Spies of Mississippi: The True Story of the Spy Network that Tried to Destroy the Civil Rights Movement
By Rick Bowers, published by National Geographic Society
In 1958, the state of Mississippi began an undercover operation, The Sovereignty Commission, to spy on and potentially squelch the Civil Rights movement. Bowers' expose of this unknown organization reveals the extent to which some were willing to go to see segregation remain the law of the state.
The Dark Game: True Spy Stories
By Paul Janeczko, published by Candlewick Press
This compilation of different spies carries readers from the Revolutionary War through the infamous Cold War era. Delve into stories about the Choctaw Code Talkers of WWI, Soviet moles, Mata Hari and more as you uncover just how they changed the course of history.

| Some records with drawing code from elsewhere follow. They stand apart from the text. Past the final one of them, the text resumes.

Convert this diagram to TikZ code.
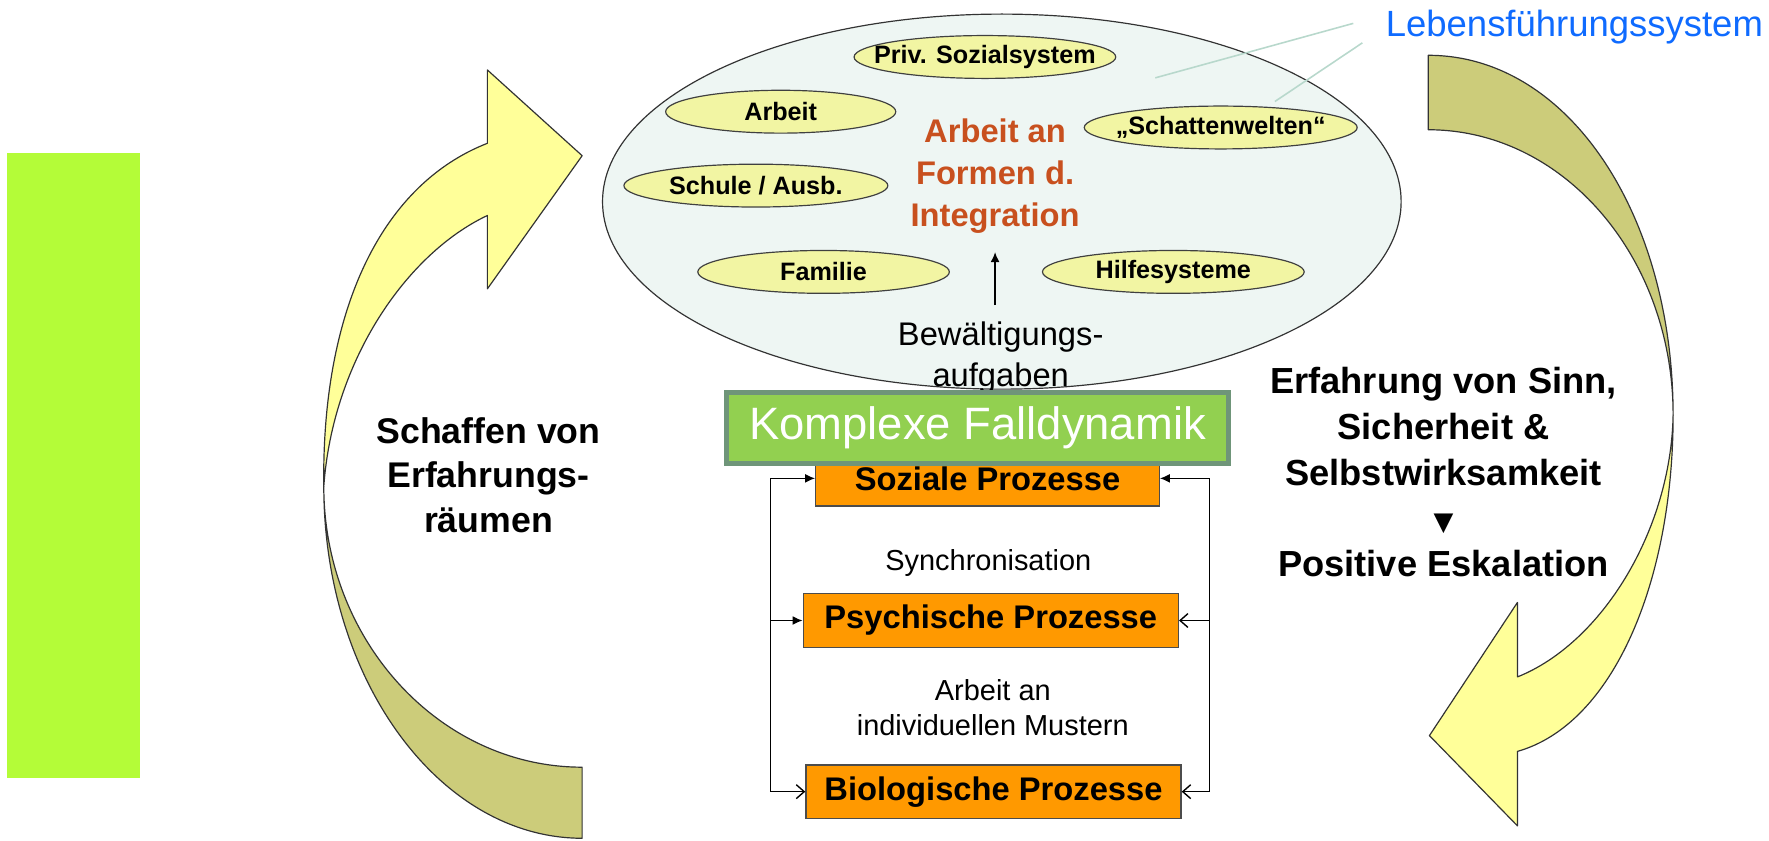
\documentclass[tikz,border=0pt]{standalone}
\usepackage{fontspec}
\setmainfont{Liberation Sans}
\newfontfamily\symbfont{DejaVu Sans}
\definecolor{limeBar}{HTML}{B4FC38}
\definecolor{sysFill}{HTML}{EEF6F3}
\definecolor{subFill}{HTML}{F2F5A3}
\definecolor{redText}{HTML}{C8501E}
\definecolor{blueText}{HTML}{0F6BFF}
\definecolor{leaf}{HTML}{92D050}
\definecolor{leafEdge}{HTML}{6F9579}
\definecolor{procFill}{HTML}{FF9900}
\definecolor{arrYellow}{HTML}{FFFF99}
\definecolor{arrOlive}{HTML}{CCCC7A}
\definecolor{tealLine}{HTML}{B8D8CC}
\usepackage{tikz}
\usetikzlibrary{arrows.meta, shapes.geometric}

\begin{document}
\begin{tikzpicture}[x=0.02cm, y=-0.02cm,
  band/.style={draw=black!80, line width=0.6pt, line join=round},
  sub/.style={ellipse, draw=black!75, line width=0.6pt, fill=subFill, minimum height=0.76cm, inner sep=0pt, font=\fontsize{12.7}{15}\selectfont\bfseries},
  proc/.style={rectangle, draw=black!70, line width=0.7pt, fill=procFill, minimum height=0.95cm, inner sep=0pt, font=\fontsize{16.5}{19}\selectfont\bfseries},
  note/.style={align=center, inner sep=0pt},
  conn/.style={line width=0.7pt},
  fillhead/.style={conn, -{Latex[length=5pt, width=4.5pt]}},
  openhead/.style={conn, -{Straight Barb[length=4pt, width=7pt]}},
  pointer/.style={tealLine, line width=0.8pt}]
  \useasboundingbox (0,0) rectangle (1568,745);

  % lime bar on the left
  \fill[limeBar] (6,136) rectangle (124,690);

  % left cycle arrow (back part olive, front part with head yellow)
  \filldraw[band, fill=arrOlive] (287,431) .. controls (287,603) and (390,743) .. (516,743)
    -- (516,680) .. controls (390,680) and (287,568) .. (287,431) -- cycle;
  \filldraw[band, fill=arrYellow] (287,431) .. controls (295,320) and (360,225) .. (432,191)
    -- (432,256) -- (516,138) -- (432,62) -- (432,127)
    .. controls (335,165) and (285,280) .. (287,431) -- cycle;

  % right cycle arrow
  \filldraw[band, fill=arrOlive] (1266,49) .. controls (1390,49) and (1483,190) .. (1483,368)
    .. controls (1483,228) and (1386,115) .. (1266,115) -- cycle;
  \filldraw[band, fill=arrYellow] (1483,368) .. controls (1483,515) and (1430,642) .. (1345,666)
    -- (1345,732) -- (1267,652) -- (1345,534) -- (1345,600)
    .. controls (1420,570) and (1481,470) .. (1483,368) -- cycle;

  % life system
  \node[ellipse, draw=black!80, line width=0.6pt, fill=sysFill, minimum width=14.16cm, minimum height=6.65cm, inner sep=0pt] (sys) at (888,178.7) {};
  \foreach \n/\x/\y/\w/\t in {priv/873/50.5/4.64/{Priv. Sozialsystem}, arb/692/99/4.08/Arbeit,
      schat/1082/113/4.84/{„Schattenwelten“}, schul/670/164.5/4.68/{Schule / Ausb.},
      fam/730/241/4.46/Familie, hilf/1040/241/4.64/Hilfesysteme}{
    \node[sub, minimum width=\w cm] (\n) at (\x,\y) {\makebox[0pt]{\t}};}
  \node[note, text=redText, font=\fontsize{16.5}{21.2}\selectfont\bfseries] (integ) at (882,156.5) {Arbeit an\\Formen d.\\Integration};
  \node[note, font=\fontsize{16.5}{20.9}\selectfont] (bew) at (887,316.7) {Bewältigungs-\\aufgaben};
  \draw[fillhead, shorten <=8pt, shorten >=9pt] (bew.north -| integ.south) -- (integ.south);

  \node[font=\fontsize{18.4}{22}\selectfont, text=blueText, inner sep=0pt] (leb) at (1395.5,24) {Lebensführungssystem};
  \coordinate (leb1) at (1024,69);
  \coordinate (leb2) at (1130,90);
  \draw[pointer] ([xshift=-0.57cm, yshift=0.066cm]leb.west) -- (leb1);
  \draw[pointer] ([xshift=-0.41cm, yshift=-0.28cm]leb.west) -- (leb2);

  % processes
  \node[proc, minimum width=6.09cm, minimum height=0.98cm] (soz) at (875.3,424) {Soziale Prozesse};
  \node[proc, minimum width=6.65cm] (psy) at (878.2,550) {Psychische Prozesse};
  \node[proc, minimum width=6.65cm] (bio) at (880.6,701.7) {Biologische Prozesse};
  \node[note, font=\fontsize{14.6}{17.6}\selectfont] (sync) at (876,499) {Synchronisation};
  \node[note, font=\fontsize{14.6}{17.6}\selectfont] (must) at (880,627) {Arbeit an\\individuellen Mustern};

  \coordinate (lbus) at (683,0);
  \coordinate (rbus) at (1072,0);
  \draw[conn] (lbus |- soz.west) -- (lbus |- bio.west);
  \draw[conn] (rbus |- soz.east) -- (rbus |- bio.east);
  \draw[fillhead] (lbus |- soz.west) -- (soz.west);
  \draw[fillhead] (lbus |- psy.west) -- (psy.west);
  \draw[openhead] (lbus |- bio.west) -- (bio.west);
  \draw[fillhead] (rbus |- soz.east) -- (soz.east);
  \draw[openhead] (rbus |- psy.east) -- (psy.east);
  \draw[openhead] (rbus |- bio.east) -- (bio.east);

  \node[rectangle, draw=leafEdge, line width=2.3pt, fill=leaf, minimum width=8.9cm, minimum height=1.265cm, inner sep=0pt, text=white, font=\fontsize{22.9}{26}\selectfont] (fall) at (866.5,379.4) {Komplexe Falldynamik};

  % side texts
  \node[note, font=\fontsize{18}{22.5}\selectfont\bfseries] (raum) at (433,421) {Schaffen von\\Erfahrungs-\\räumen};
  \node[note, font=\fontsize{18.3}{23}\selectfont\bfseries] (sinn) at (1279.5,418.5) {Erfahrung von Sinn,\\Sicherheit \&\\Selbstwirksamkeit\\{\symbfont\fontsize{13}{23}\selectfont ▼}\\Positive Eskalation};
\end{tikzpicture}
\end{document}
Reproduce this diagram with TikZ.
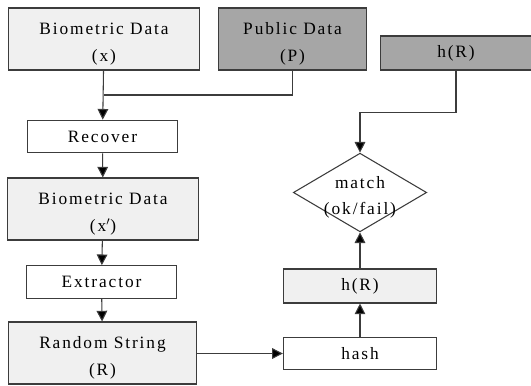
\documentclass[tikz,border=0pt]{standalone}
\usepackage{fontspec}
\setmainfont[LetterSpace=11]{Liberation Serif}
\usetikzlibrary{positioning, arrows.meta, shapes.geometric}
\definecolor{bxline}{HTML}{3C3C3C}
\definecolor{bxlight}{HTML}{F0F0F0}
\definecolor{bxdark}{HTML}{A6A6A6}
% taller first line, so two-line labels sit a little lower in their box
\newcommand{\lift}{\rule{0pt}{16.5pt}}

\begin{document}
\begin{tikzpicture}[
    x=0.75pt, y=-0.75pt,
    font=\fontsize{13}{20}\selectfont,
    % ---- shared styles ---------------------------------------------------
    box/.style={draw=bxline, line width=0.8pt, inner sep=0pt, align=center},
    bigbox/.style={box, fill=bxlight, minimum width=143pt, minimum height=46.5pt},
    stepbox/.style={box, fill=white, minimum width=112pt, minimum height=24.5pt},
    pubbox/.style={box, fill=bxdark, minimum height=46.5pt},
    hashbox/.style={box, minimum width=115pt},
    check/.style={diamond, draw=bxline, line width=0.8pt, fill=white,
                  inner sep=0pt, minimum width=100pt, minimum height=59pt},
    wire/.style={draw=bxline, line width=0.8pt},
    arr/.style={wire, -{Triangle[length=8pt, width=8pt, fill=black]}},
  ]
\useasboundingbox (0,0) rectangle (531,385);

% ---- left column: enrolment data down to the random string --------------
\node[bigbox] (bio)  at (104,39)    {\lift Biometric Data\\(x)};
\node[pubbox, minimum width=111.5pt] (pub) at (292.5,39) {\lift Public Data\\(P)};
\node[stepbox] (rec) at (102.5,136.5) {Recover};
\node[bigbox] (bio2) at (103,209)  {\lift Biometric Data\\(x$'$)};
\node[stepbox] (ext) at (101.5,282) {Extractor};
\node[bigbox, minimum width=141pt] (rand) at (102.5,353) {\lift Random String\\(R)};

% ---- right column: hashing and the match test ---------------------------
\node[pubbox, minimum width=113pt, minimum height=25.5pt] (hrtop) at (456,53) {h(R)};
\node[check] (match) at (360,192.5) {};
\node[align=center, inner sep=0pt] (matchtxt) at (match) {\lift match\\(ok/fail)};
\node[hashbox, fill=bxlight, minimum height=25.5pt] (hr)   at (360,286) {h(R)};
\node[hashbox, fill=white, minimum height=23.5pt]   (hash) at (360,353.5) {hash};

% ---- connectors ----------------------------------------------------------
\coordinate (merge) at (104,95);
\draw[wire] (pub.south) |- (merge);
\draw[arr] (bio) -- (rec);
\draw[arr] (rec) -- (bio2);
\draw[arr] (bio2) -- (ext);
\draw[arr] (ext) -- (rand);
\draw[arr] (rand.east |- hash) -- (hash);
\draw[arr] (hash) -- (hr);
\draw[arr] (hr) -- (match.south);
\draw[arr] (hrtop.south) -- ++(0,42) -| (match.north);

\end{tikzpicture}
\end{document}
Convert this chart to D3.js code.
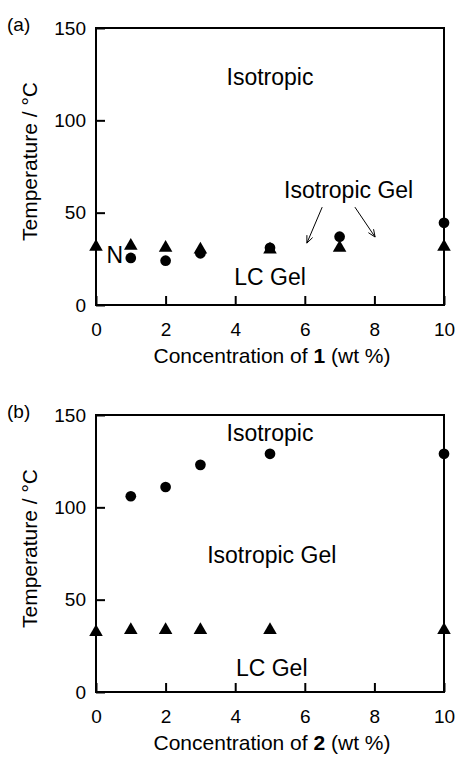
<!DOCTYPE html>
<html>
<head>
<meta charset="utf-8">
<script src="https://cdn.jsdelivr.net/npm/d3@7"></script>
<style>
  body { margin: 0; background: #fff; }
  svg { display: block; font-family: "Liberation Sans", Arial, sans-serif; }
</style>
</head>
<body>
<div id="chart"></div>
<script>
// panel (a): compound 1
const concTriA = [0, 1, 2, 3, 5, 7, 10];
const tempTriA = [31.5, 32, 31, 30, 30, 31, 31.5];
const concDotA = [1, 2, 3, 5, 7, 10];
const tempDotA = [25.5, 24, 28, 31, 37, 44.5];

// panel (b): compound 2
const concTriB = [0, 1, 2, 3, 5, 10];
const tempTriB = [32.5, 33.5, 33.5, 33.5, 33.5, 33.5];
const concDotB = [1, 2, 3, 5, 10];
const tempDotB = [106, 111, 123, 129, 129];

const xTicks = [0, 2, 4, 6, 8, 10];
const yTicks = [0, 50, 100, 150];

const w = 457, h = 759;
const left = 96, right = 444;

const svg = d3.select("#chart")
  .append("svg")
  .attr("width", w)
  .attr("height", h);

const drawPanel = (cfg) => {
  const x = d3.scaleLinear().domain([0, 10]).range([left, right]);
  const y = d3.scaleLinear().domain([0, 150]).range([cfg.bottom, cfg.top]);
  const g = svg.append("g");

  // inward ticks, no labels on top/right
  g.append("g")
    .attr("transform", `translate(0, ${cfg.bottom})`)
    .call(d3.axisBottom(x).tickValues(xTicks).tickSize(-9).tickPadding(18))
    .call(a => a.select(".domain").remove())
    .call(a => a.selectAll("line").attr("stroke-width", 2))
    .call(a => a.selectAll("text").attr("font-size", 19).attr("font-family", null));

  g.append("g")
    .attr("transform", `translate(${left}, 0)`)
    .call(d3.axisLeft(y).tickValues(yTicks).tickSize(-9).tickPadding(10))
    .call(a => a.select(".domain").remove())
    .call(a => a.selectAll("line").attr("stroke-width", 2))
    .call(a => a.selectAll("text").attr("font-size", 19).attr("font-family", null));

  g.append("rect")
    .attr("x", left)
    .attr("y", cfg.top)
    .attr("width", right - left)
    .attr("height", cfg.bottom - cfg.top)
    .attr("fill", "none")
    .attr("stroke", "#000")
    .attr("stroke-width", 2);

  // axis titles
  const xt = g.append("text")
    .attr("x", (left + right) / 2 + 2)
    .attr("y", cfg.bottom + 58)
    .attr("text-anchor", "middle")
    .attr("font-size", 21);
  xt.append("tspan").text("Concentration of ");
  xt.append("tspan").attr("font-weight", "bold").text(cfg.num);
  xt.append("tspan").text(" (wt %)");

  g.append("text")
    .attr("transform", `translate(37, ${(cfg.top + cfg.bottom) / 2 - 5}) rotate(-90)`)
    .attr("text-anchor", "middle")
    .attr("font-size", 21)
    .text("Temperature / °C");

  g.append("text")
    .attr("x", 7)
    .attr("y", cfg.top + 3)
    .attr("font-size", 19)
    .text(cfg.tag);

  // region labels
  g.selectAll(".region")
    .data(cfg.labels)
    .enter()
    .append("text")
    .attr("class", "region")
    .attr("x", d => x(d.x))
    .attr("y", d => y(d.t))
    .attr("text-anchor", d => d.anchor || "middle")
    .attr("font-size", 23)
    .text(d => d.text);

  // arrows
  cfg.arrows.forEach(a => {
    const x1 = x(a.x1), y1 = y(a.t1), x2 = x(a.x2), y2 = y(a.t2);
    const ang = Math.atan2(y2 - y1, x2 - x1);
    const hl = 8, sp = 0.4;
    g.append("line")
      .attr("x1", x1).attr("y1", y1).attr("x2", x2).attr("y2", y2)
      .attr("stroke", "#000").attr("stroke-width", 1);
    g.append("path")
      .attr("d", `M${x2 - hl * Math.cos(ang - sp)},${y2 - hl * Math.sin(ang - sp)}L${x2},${y2}L${x2 - hl * Math.cos(ang + sp)},${y2 - hl * Math.sin(ang + sp)}`)
      .attr("fill", "none").attr("stroke", "#000").attr("stroke-width", 1);
  });

  // markers
  const tri = d3.symbol(d3.symbolTriangle, 80);
  const dot = d3.symbol(d3.symbolCircle, 90);

  g.selectAll(".tri")
    .data(cfg.triX.map((c, i) => [c, cfg.triT[i]]))
    .enter()
    .append("path")
    .attr("class", "tri")
    .attr("d", tri)
    .attr("transform", d => `translate(${x(d[0])}, ${y(d[1])})`)
    .attr("fill", "#000");

  g.selectAll(".dot")
    .data(cfg.dotX.map((c, i) => [c, cfg.dotT[i]]))
    .enter()
    .append("path")
    .attr("class", "dot")
    .attr("d", dot)
    .attr("transform", d => `translate(${x(d[0])}, ${y(d[1])})`)
    .attr("fill", "#000");
};

drawPanel({
  tag: "(a)", num: "1", top: 28, bottom: 305,
  triX: concTriA, triT: tempTriA, dotX: concDotA, dotT: tempDotA,
  labels: [
    {text: "Isotropic", x: 5, t: 119},
    {text: "Isotropic Gel", x: 7.26, t: 58},
    {text: "LC Gel", x: 5, t: 11},
    {text: "N", x: 0.3, t: 22.5, anchor: "start"}
  ],
  arrows: [
    {x1: 6.5, t1: 53, x2: 6.06, t2: 33.5},
    {x1: 7.44, t1: 53, x2: 8.02, t2: 36.8}
  ]
});

drawPanel({
  tag: "(b)", num: "2", top: 415, bottom: 692,
  triX: concTriB, triT: tempTriB, dotX: concDotB, dotT: tempDotB,
  labels: [
    {text: "Isotropic", x: 5, t: 136},
    {text: "Isotropic Gel", x: 5.05, t: 70},
    {text: "LC Gel", x: 5.05, t: 8.5}
  ],
  arrows: []
});
</script>
</body>
</html>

Every Bone Tells a Story: Hominin Discoveries, Deductions, and Debates
By Jill Rubalcaba and Peter Robertshaw, published by Charlesbridge
Through fieldwork, laboratory analysis, and scientific debate, the bones of Turkana Boy, Lapede Child, Kennewick Man and Iceman are used to tell the fascinating stories of four member of the human family tree. Maps, photographs, and news headlines add to our understanding of archeology's cutting edge science.